▸ **Work instructions**
Copy out exactly the lines from the one holding "Write a Python" through the one holding "303, 293, 288, 265, 248, 228, 214.6, 199, 176]", ends included; omit images.

▸ **Data**
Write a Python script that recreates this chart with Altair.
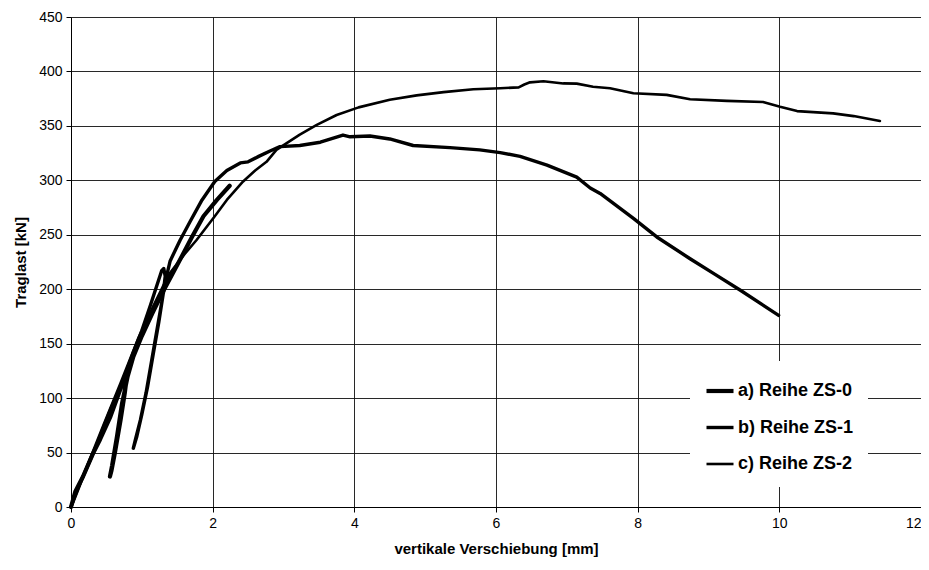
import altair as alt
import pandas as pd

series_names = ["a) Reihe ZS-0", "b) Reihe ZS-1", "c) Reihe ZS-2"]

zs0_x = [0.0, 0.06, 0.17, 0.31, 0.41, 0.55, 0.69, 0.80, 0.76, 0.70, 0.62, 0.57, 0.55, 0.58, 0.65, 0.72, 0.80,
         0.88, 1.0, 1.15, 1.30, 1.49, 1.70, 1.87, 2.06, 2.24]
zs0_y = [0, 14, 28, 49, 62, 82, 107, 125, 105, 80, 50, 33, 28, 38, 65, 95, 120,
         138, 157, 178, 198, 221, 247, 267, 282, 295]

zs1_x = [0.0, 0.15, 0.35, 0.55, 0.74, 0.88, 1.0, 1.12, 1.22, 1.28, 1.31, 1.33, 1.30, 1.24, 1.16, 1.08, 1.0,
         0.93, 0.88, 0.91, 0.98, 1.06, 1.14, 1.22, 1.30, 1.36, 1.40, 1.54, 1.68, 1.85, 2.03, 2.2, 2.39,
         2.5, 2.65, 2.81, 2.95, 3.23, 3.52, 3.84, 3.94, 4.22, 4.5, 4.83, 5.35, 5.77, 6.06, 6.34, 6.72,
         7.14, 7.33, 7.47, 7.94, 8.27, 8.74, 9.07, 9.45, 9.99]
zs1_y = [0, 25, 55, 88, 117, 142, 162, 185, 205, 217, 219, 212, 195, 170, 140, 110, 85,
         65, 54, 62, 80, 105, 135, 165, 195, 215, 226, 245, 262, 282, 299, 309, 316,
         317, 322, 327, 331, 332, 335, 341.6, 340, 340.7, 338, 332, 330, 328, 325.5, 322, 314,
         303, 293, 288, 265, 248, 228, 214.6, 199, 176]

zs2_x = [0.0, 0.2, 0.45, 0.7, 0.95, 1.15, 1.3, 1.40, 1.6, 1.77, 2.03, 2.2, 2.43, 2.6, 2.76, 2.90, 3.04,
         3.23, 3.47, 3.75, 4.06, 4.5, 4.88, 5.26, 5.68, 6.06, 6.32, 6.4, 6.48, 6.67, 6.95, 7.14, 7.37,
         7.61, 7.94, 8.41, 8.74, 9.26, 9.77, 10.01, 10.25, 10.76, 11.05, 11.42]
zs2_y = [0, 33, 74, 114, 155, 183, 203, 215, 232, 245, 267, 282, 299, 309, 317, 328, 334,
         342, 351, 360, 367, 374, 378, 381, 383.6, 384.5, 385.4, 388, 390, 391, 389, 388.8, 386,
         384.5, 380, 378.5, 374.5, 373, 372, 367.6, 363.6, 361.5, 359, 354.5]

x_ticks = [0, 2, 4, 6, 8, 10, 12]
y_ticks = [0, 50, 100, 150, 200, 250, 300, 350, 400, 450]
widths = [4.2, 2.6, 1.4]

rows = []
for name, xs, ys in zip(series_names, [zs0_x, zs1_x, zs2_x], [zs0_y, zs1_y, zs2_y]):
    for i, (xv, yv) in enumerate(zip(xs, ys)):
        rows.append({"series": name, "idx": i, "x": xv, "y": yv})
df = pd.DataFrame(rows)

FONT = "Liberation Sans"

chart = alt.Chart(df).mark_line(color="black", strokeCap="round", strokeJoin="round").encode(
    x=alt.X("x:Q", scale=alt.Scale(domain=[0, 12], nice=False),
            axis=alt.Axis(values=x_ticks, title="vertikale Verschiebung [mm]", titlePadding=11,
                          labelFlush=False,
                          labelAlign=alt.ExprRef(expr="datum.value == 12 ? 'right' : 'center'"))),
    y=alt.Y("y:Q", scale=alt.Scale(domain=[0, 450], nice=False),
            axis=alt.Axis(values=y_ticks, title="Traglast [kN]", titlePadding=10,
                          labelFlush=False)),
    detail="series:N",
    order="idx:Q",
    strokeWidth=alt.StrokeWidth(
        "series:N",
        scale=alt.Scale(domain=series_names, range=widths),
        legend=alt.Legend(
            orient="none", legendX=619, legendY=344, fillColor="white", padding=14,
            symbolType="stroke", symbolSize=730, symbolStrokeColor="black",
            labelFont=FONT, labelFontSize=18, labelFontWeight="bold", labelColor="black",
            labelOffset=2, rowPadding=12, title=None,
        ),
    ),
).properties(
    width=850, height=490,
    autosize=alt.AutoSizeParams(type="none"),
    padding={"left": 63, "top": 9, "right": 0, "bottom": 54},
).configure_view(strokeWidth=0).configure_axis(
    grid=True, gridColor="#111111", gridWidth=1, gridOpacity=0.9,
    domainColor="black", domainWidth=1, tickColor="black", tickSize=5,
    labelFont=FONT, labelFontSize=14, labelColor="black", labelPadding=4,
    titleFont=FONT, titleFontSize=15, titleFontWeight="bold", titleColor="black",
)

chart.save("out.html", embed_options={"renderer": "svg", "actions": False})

---

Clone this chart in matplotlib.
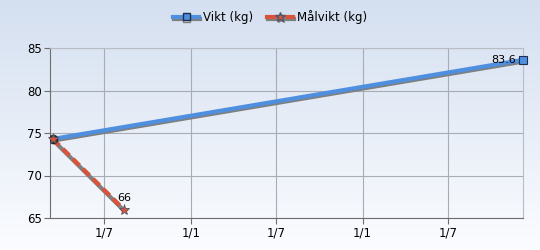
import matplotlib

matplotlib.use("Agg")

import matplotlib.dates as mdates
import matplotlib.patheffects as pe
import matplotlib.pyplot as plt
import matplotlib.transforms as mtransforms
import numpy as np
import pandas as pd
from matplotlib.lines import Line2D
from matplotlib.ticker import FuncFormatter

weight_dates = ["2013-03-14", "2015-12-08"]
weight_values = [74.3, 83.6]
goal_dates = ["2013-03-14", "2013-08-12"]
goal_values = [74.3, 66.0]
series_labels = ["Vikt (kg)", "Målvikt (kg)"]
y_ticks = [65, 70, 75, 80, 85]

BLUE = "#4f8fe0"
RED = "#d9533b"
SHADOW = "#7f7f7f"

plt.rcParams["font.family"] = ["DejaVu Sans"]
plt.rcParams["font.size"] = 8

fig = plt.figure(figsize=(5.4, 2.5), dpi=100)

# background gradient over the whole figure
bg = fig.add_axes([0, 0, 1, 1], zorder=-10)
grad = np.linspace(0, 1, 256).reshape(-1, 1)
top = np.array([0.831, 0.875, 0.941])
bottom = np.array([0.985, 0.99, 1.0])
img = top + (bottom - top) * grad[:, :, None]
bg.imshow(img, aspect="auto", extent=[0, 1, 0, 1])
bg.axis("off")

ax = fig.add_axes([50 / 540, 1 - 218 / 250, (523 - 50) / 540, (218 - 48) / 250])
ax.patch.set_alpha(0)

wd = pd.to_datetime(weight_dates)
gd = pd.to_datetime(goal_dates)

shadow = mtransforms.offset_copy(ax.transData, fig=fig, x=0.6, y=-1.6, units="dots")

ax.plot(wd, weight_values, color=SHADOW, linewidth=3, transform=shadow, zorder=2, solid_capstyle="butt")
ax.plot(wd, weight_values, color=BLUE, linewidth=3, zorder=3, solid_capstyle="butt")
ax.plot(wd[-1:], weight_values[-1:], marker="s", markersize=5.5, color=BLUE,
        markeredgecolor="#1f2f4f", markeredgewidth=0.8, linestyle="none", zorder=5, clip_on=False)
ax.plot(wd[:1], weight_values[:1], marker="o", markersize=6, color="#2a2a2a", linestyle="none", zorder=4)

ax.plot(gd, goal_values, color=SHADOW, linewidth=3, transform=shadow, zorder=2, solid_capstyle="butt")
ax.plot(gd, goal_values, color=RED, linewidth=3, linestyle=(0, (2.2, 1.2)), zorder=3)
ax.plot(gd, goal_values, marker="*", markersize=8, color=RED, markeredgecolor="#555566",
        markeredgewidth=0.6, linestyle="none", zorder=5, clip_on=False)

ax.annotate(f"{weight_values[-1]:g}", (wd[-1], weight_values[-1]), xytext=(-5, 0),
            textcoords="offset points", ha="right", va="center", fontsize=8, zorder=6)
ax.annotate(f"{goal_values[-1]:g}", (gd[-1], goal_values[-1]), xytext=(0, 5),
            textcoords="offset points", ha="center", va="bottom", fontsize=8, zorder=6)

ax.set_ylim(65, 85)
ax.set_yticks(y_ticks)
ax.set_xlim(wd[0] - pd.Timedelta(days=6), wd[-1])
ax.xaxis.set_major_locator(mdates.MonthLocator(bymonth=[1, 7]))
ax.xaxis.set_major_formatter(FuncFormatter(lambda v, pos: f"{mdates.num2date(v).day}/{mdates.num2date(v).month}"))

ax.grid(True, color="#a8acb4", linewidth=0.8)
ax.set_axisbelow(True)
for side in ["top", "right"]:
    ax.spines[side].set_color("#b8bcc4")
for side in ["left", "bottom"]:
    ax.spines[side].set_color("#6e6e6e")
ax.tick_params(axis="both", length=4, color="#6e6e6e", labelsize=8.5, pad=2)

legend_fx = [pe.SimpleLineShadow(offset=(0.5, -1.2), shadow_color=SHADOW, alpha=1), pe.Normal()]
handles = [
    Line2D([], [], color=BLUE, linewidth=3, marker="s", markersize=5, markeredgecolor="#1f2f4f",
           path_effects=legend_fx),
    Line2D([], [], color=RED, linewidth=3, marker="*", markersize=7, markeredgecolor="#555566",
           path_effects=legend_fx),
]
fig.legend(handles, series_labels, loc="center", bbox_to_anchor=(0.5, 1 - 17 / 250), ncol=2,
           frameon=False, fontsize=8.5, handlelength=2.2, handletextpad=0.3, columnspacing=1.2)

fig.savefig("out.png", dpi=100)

==

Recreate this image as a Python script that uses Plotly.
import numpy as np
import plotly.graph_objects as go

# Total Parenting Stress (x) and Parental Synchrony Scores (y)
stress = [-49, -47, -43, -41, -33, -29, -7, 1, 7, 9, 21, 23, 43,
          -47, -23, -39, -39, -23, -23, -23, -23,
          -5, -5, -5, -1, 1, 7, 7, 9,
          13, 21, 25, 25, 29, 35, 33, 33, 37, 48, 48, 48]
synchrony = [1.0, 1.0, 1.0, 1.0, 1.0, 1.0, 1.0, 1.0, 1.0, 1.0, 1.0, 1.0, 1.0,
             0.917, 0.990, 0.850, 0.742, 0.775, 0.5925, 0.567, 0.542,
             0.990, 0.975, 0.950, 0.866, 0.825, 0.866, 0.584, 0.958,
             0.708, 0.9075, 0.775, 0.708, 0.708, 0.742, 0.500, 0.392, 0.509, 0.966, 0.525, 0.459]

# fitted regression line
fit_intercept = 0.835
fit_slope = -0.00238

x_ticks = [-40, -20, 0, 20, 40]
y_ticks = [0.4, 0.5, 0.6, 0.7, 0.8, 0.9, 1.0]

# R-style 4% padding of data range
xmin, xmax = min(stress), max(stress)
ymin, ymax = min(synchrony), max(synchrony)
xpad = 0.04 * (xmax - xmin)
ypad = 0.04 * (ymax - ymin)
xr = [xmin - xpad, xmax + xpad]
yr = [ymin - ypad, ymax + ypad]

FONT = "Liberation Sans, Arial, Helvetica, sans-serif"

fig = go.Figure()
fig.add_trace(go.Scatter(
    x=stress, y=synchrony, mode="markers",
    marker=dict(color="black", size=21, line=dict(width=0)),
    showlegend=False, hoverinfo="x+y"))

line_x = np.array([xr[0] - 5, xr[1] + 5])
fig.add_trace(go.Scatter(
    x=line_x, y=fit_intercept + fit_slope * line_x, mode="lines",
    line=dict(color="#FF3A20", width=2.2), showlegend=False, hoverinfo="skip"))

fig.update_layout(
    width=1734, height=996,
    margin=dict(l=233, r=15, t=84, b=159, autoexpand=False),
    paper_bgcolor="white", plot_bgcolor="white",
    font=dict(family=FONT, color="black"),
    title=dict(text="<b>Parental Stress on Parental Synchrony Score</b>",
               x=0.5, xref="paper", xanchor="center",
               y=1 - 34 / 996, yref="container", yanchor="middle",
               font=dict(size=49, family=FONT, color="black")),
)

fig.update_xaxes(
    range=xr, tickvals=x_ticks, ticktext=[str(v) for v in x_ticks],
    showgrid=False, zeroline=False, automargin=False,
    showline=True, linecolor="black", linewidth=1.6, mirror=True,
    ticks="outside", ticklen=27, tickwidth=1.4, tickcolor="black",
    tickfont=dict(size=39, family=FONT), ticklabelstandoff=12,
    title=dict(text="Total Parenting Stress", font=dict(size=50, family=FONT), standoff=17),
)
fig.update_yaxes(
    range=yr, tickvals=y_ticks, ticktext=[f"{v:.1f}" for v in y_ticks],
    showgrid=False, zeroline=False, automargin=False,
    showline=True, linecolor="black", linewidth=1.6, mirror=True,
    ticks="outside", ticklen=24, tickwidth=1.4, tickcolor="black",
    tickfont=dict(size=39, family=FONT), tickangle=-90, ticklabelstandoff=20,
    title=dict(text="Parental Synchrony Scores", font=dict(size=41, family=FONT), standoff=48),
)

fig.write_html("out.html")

▸ **Answer to this problem**
Write a Python script that recreates this chart with Altair.
import altair as alt
import pandas as pd

series_names = ["a) Reihe ZS-0", "b) Reihe ZS-1", "c) Reihe ZS-2"]

zs0_x = [0.0, 0.06, 0.17, 0.31, 0.41, 0.55, 0.69, 0.80, 0.76, 0.70, 0.62, 0.57, 0.55, 0.58, 0.65, 0.72, 0.80,
         0.88, 1.0, 1.15, 1.30, 1.49, 1.70, 1.87, 2.06, 2.24]
zs0_y = [0, 14, 28, 49, 62, 82, 107, 125, 105, 80, 50, 33, 28, 38, 65, 95, 120,
         138, 157, 178, 198, 221, 247, 267, 282, 295]

zs1_x = [0.0, 0.15, 0.35, 0.55, 0.74, 0.88, 1.0, 1.12, 1.22, 1.28, 1.31, 1.33, 1.30, 1.24, 1.16, 1.08, 1.0,
         0.93, 0.88, 0.91, 0.98, 1.06, 1.14, 1.22, 1.30, 1.36, 1.40, 1.54, 1.68, 1.85, 2.03, 2.2, 2.39,
         2.5, 2.65, 2.81, 2.95, 3.23, 3.52, 3.84, 3.94, 4.22, 4.5, 4.83, 5.35, 5.77, 6.06, 6.34, 6.72,
         7.14, 7.33, 7.47, 7.94, 8.27, 8.74, 9.07, 9.45, 9.99]
zs1_y = [0, 25, 55, 88, 117, 142, 162, 185, 205, 217, 219, 212, 195, 170, 140, 110, 85,
         65, 54, 62, 80, 105, 135, 165, 195, 215, 226, 245, 262, 282, 299, 309, 316,
         317, 322, 327, 331, 332, 335, 341.6, 340, 340.7, 338, 332, 330, 328, 325.5, 322, 314,
         303, 293, 288, 265, 248, 228, 214.6, 199, 176]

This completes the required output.